How to improve the availability of our cache?

To ensure high availability of the caching layer:
  • Distributed Caching: Use distributed caching solutions like Redis Cluster or AWS ElastiCache to distribute the cache across multiple nodes. This ensures that even if one node fails, the cache can still serve requests from other nodes.
  • Replication: Enable cache replication to maintain copies of cache data across multiple nodes. This ensures data availability even in case of node failures.
  • Eviction Policies: Implement efficient cache eviction policies to manage memory usage and ensure that the cache remains performant under heavy load.

How to make a system more resilient?

To make our system more resilient we can do the following:
  • Running multiple instances of each of our services.
  • Introducing load balancers between clients, servers, databases, and cache servers.
  • Using multiple read replicas for our databases.
  • Multiple instances and replicas for our distributed cache.

What about inter-service communication and service discovery?

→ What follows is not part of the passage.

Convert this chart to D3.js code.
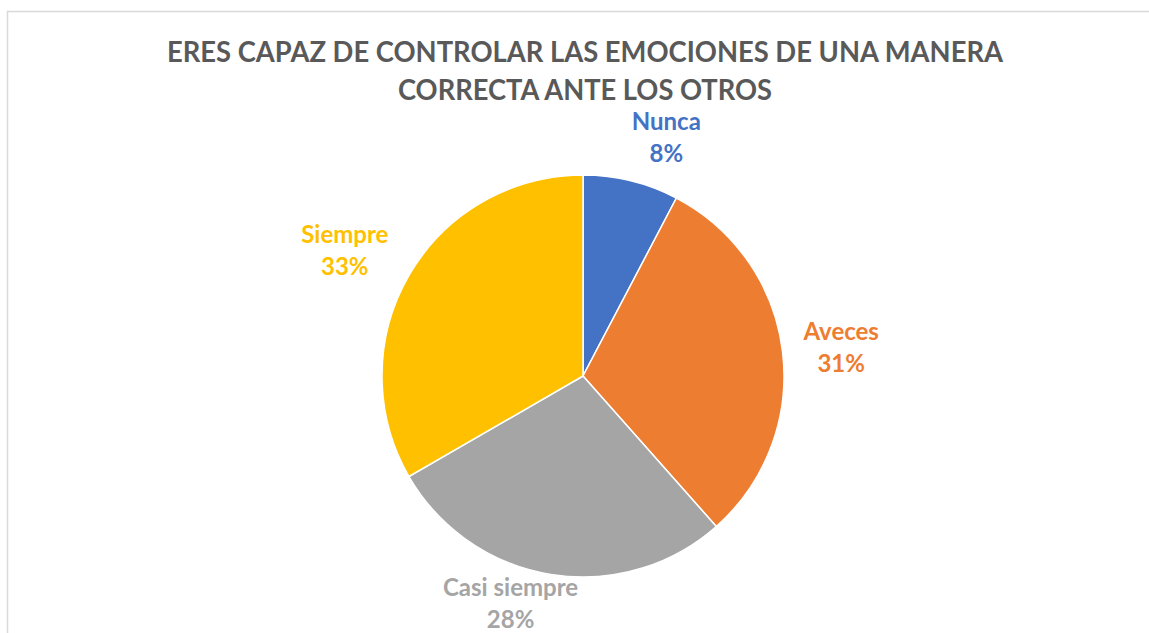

To manage dynamic service discovery and maintain efficient communication:
  • Service Registry:
    • Purpose: Maintains a registry of service instances and their network locations.
    • Implementation: Use tools like Netflix Eureka, Consul, or etcd to handle dynamic registration and discovery of services.
  • Service Mesh:
    • Purpose: Provides an additional layer for managing service-to-service communication.
    • Implementation: Use service mesh solutions like Istio or Linkerd to handle load balancing, traffic routing, retries, and observability.
    • Advantages: Offers built-in service discovery, traffic management, resilience patterns (circuit breaking, retries), and observability (metrics, logs, traces).